The search for a vaccine against the SARS-CoV-2 virus is taking place in labs around the world as researchers race to contain the pandemic that has brough the world to a screeching halt.
SARS-CoV-2 belongs to the coronavirus family of viruses, which includes five pathogens that infect humans. As with other members of this family, SARS-CoV-2 contains a spike protein that it uses to bind and gain entry into host cells, and which scientists have zeroed in on as a viable target for developing a vaccine; if the virus cannot bind to a cell, it cannot infect it.
In a recent study published in the journal Science, researchers identified a pair of neutralizing antibodies isolated from a recovered COVID-19 patient that bind to a component of the spike protein called the receptor binding protein, and block its ability to bind to the human ACE2 receptor.

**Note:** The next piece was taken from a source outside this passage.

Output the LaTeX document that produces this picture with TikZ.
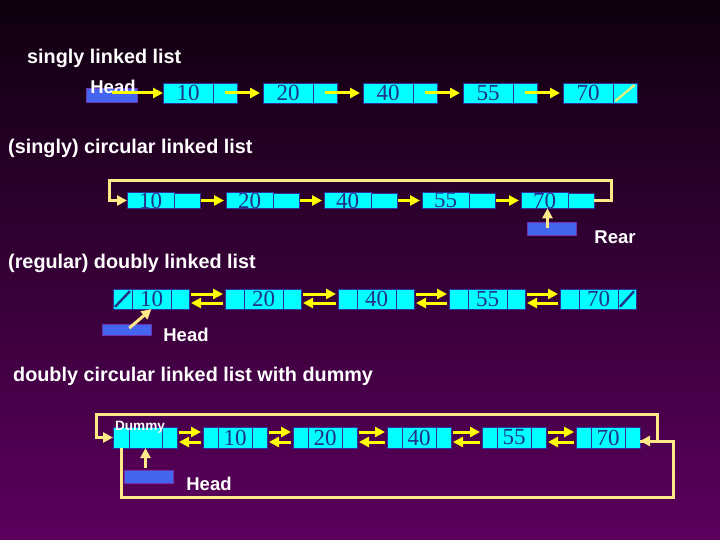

Neutralizing antibodies have long been used in vaccine and therapeutic development. They are part of the body’s natural defense system, binding to specific surfaces of the infectious particle to prevent it from interacting with its host cells.
Scientists have been targeting the receptor binding domain of the spike protein with neutralizing antibodies in other coronaviruses, such as SARS and MERS, making them ideal candidates for new therapies to tackle the current pandemic.

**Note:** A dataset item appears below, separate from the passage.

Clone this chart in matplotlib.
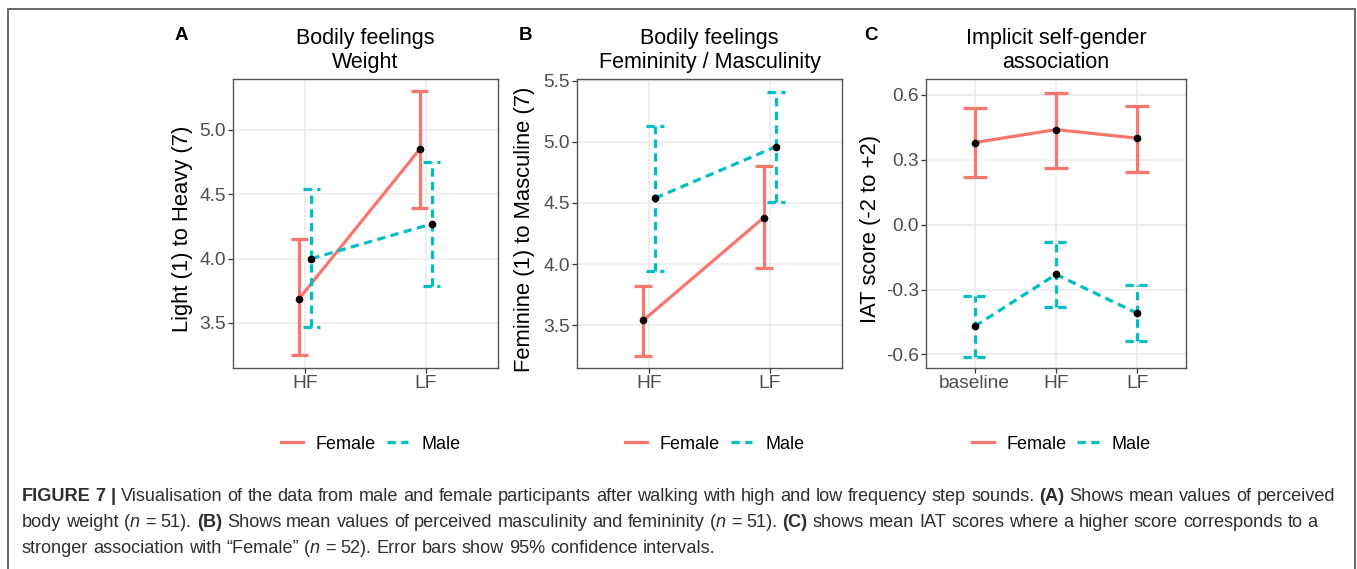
import numpy as np
import matplotlib
matplotlib.use("Agg")
import matplotlib.pyplot as plt
from matplotlib.lines import Line2D
from matplotlib.patches import Rectangle

plt.rcParams['font.family'] = ['Liberation Sans', 'DejaVu Sans']
plt.rcParams['axes.unicode_minus'] = False

# data (means and 95% CI limits)
conds_ab = ['HF', 'LF']
weight_f = [3.69, 4.85]
weight_f_lo = [3.25, 4.39]
weight_f_hi = [4.15, 5.30]
weight_m = [4.00, 4.27]
weight_m_lo = [3.47, 3.79]
weight_m_hi = [4.54, 4.75]

masc_f = [3.54, 4.38]
masc_f_lo = [3.25, 3.97]
masc_f_hi = [3.82, 4.80]
masc_m = [4.54, 4.96]
masc_m_lo = [3.94, 4.51]
masc_m_hi = [5.13, 5.41]

conds_c = ['baseline', 'HF', 'LF']
iat_f = [0.38, 0.44, 0.40]
iat_f_lo = [0.22, 0.26, 0.245]
iat_f_hi = [0.54, 0.61, 0.55]
iat_m = [-0.47, -0.23, -0.41]
iat_m_lo = [-0.61, -0.38, -0.54]
iat_m_hi = [-0.33, -0.08, -0.28]

RED = '#F8766D'
CYAN = '#00BFC4'
LW = 2.3
DASH = (0, (2.6, 1.7))

W, H = 1357, 569
fig = plt.figure(figsize=(W / 100, H / 100), dpi=100)


def add_panel(px_left, px_right, ylim, cats, fm, flo, fhi, mm, mlo, mhi,
              dodge, capw, yticks, title, ylabel, letter, letter_x, labx):
    ax = fig.add_axes([px_left / W, 1 - 368 / H, (px_right - px_left) / W, (368 - 79) / H])
    x = np.arange(len(cats))
    xf = x - dodge
    xm = x + dodge
    ax.plot(xf, fm, color=RED, lw=LW, zorder=3)
    ax.plot(xm, mm, color=CYAN, lw=LW, ls=DASH, zorder=3)
    ax.vlines(xf, flo, fhi, color=RED, lw=LW, zorder=3)
    ax.hlines(flo, xf - capw / 2, xf + capw / 2, color=RED, lw=LW, zorder=3)
    ax.hlines(fhi, xf - capw / 2, xf + capw / 2, color=RED, lw=LW, zorder=3)
    ax.vlines(xm, mlo, mhi, color=CYAN, lw=LW, linestyles=[DASH], zorder=3)
    ax.hlines(mlo, xm - capw / 2, xm + capw / 2, color=CYAN, lw=LW, linestyles=[DASH], zorder=3)
    ax.hlines(mhi, xm - capw / 2, xm + capw / 2, color=CYAN, lw=LW, linestyles=[DASH], zorder=3)
    ax.plot(xf, fm, 'o', color='black', ms=4.5, zorder=4)
    ax.plot(xm, mm, 'o', color='black', ms=4.5, zorder=4)

    ax.set_xlim(-0.6, len(cats) - 0.4)
    ax.set_ylim(*ylim)
    ax.set_xticks(x)
    ax.set_xticklabels(cats)
    ax.set_yticks(yticks)
    ax.set_yticklabels([f'{v:.1f}' for v in yticks])
    ax.grid(True, color='#EBEBEB', lw=1.1, zorder=0)
    ax.set_axisbelow(True)
    for s in ax.spines.values():
        s.set_color('#555555')
        s.set_linewidth(1.0)
    ax.tick_params(length=3.5, width=0.9, color='#333333', labelcolor='#4D4D4D',
                   labelsize=13.8, pad=1.5)
    ax.set_title(title, fontsize=15.5, pad=8, linespacing=1.15)
    ax.set_ylabel(ylabel, fontsize=15.8, va='center')
    ax.yaxis.set_label_coords(labx, 0.48)
    fig.text(letter_x / W, 1 - 35 / H, letter, fontsize=13.5, fontweight='bold',
             ha='center', va='center')

    handles = [Line2D([], [], color=RED, lw=LW),
               Line2D([], [], color=CYAN, lw=LW, ls=DASH)]
    ax.legend(handles, ['Female', 'Male'], loc='center', bbox_to_anchor=(0.52, -0.263),
              ncol=2, frameon=False, fontsize=13, handlelength=1.2,
              handletextpad=0.7, columnspacing=0.6)
    return ax


add_panel(233, 498, (3.15, 5.396), conds_ab, weight_f, weight_f_lo, weight_f_hi,
          weight_m, weight_m_lo, weight_m_hi, 0.05, 0.14, [3.5, 4.0, 4.5, 5.0],
          'Bodily feelings\nWeight', 'Light (1) to Heavy (7)', 'A', 181, -0.19)
add_panel(577, 842, (3.15, 5.514), conds_ab, masc_f, masc_f_lo, masc_f_hi,
          masc_m, masc_m_lo, masc_m_hi, 0.05, 0.15, [3.5, 4.0, 4.5, 5.0, 5.5],
          'Bodily feelings\nFemininity / Masculinity', 'Feminine (1) to Masculine (7)',
          'B', 526, -0.197)
add_panel(926, 1186, (-0.663, 0.674), conds_c, iat_f, iat_f_lo, iat_f_hi,
          iat_m, iat_m_lo, iat_m_hi, 0.0, 0.29, [-0.6, -0.3, 0.0, 0.3, 0.6],
          'Implicit self-gender\nassociation', 'IAT score (-2 to +2)', 'C', 871, -0.215)

# frame around the figure + caption
fig.add_artist(Rectangle((8 / W, -0.1), (1355 - 8) / W, 1 - 9 / H + 0.1,
                         transform=fig.transFigure, fill=False, ec='#5a5a5a', lw=1.3))

renderer = fig.canvas.get_renderer()
CAP = dict(fontsize=13.07, color='#2e2e2e')


def text_width(s, **kw):
    t = fig.text(0, 0, s, **kw)
    w = t.get_window_extent(renderer).width
    t.remove()
    return w


def advance(s, **kw):
    # width of s including side bearings, measured between two n's
    return text_width('n' + s + 'n', **kw) - text_width('nn', **kw)


space = advance(' ', **CAP)


def draw_runs(x_px, base_px, runs):
    # one text per word, advancing by the real glyph advance
    for txt, weight, style in runs:
        for i, part in enumerate(txt.split(' ')):
            if i > 0:
                x_px += space
            if part:
                fig.text(x_px / W, 1 - base_px / H, part, fontweight=weight,
                         fontstyle=style, va='baseline', ha='left', **CAP)
                x_px += advance(part, fontweight=weight, fontstyle=style, **CAP)


N, B, I = 'normal', 'bold', 'italic'
line1 = [('FIGURE 7 |', B, N),
         (' Visualisation of the data from male and female participants after walking '
          'with high and low frequency step sounds. ', N, N),
         ('(A)', B, N), (' Shows mean values of perceived', N, N)]
line2 = [('body weight (', N, N), ('n', N, I), (' = 51). ', N, N), ('(B)', B, N),
         (' Shows mean values of perceived masculinity and femininity (', N, N),
         ('n', N, I), (' = 51). ', N, N), ('(C)', B, N),
         (' shows mean IAT scores where a higher score corresponds to a', N, N)]
line3 = [('stronger association with \u201cFemale\u201d (', N, N), ('n', N, I),
         (' = 52). Error bars show 95% confidence intervals.', N, N)]

draw_runs(22, 501, line1)
draw_runs(22, 527, line2)
draw_runs(22, 553, line3)

fig.savefig('out.png', dpi=100)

In the current study, the team expressed the SARS-CoV-2 receptor binding protein region of the spike protein and used it as bait to identify potential binders that might be present in the patient’s blood sample. Two antibodies, named B38 and H4, were pulled from the mixture, and were found to simultaneously bind to different parts, or epitopes, of the virus’ receptor binding domain.
In mouse models, the team showed that the two antibodies resulted in reduction of the virus in the lung, and further experimentation showed that the antibodies together conferred a stronger neutralizing effect than either on its own. These findings suggest a therapeutic benefit as well as a base for designing small molecule therapeutics and vaccines against COVID-19.
The fact that the team was able to identify two antibodies working together also means that should the virus mutate in a way that prevents binding of one of the antibodies, the other may retain its neutralizing activity.
Imaging of the spike’s receptor binding domain complexed with B38 confirmed the antibody binds to a subset of amino acids that interact with the ACE2 receptor in human cells, which, according to the authors, provides a strong explanation for the neutralizing effects of these antibodies.
The authors suggest that a “cocktail” containing both antibodies could provide direct therapeutic benefits for COVID-19 patients, while the new information regarding the viral spike epitopes could aid the development of small molecule antivirals and vaccine candidates to fight SARS-CoV-2.
“Our results highlight the promise of antibody-based therapeutics and provide a structural basis for rational vaccine design,” said the authors in their study.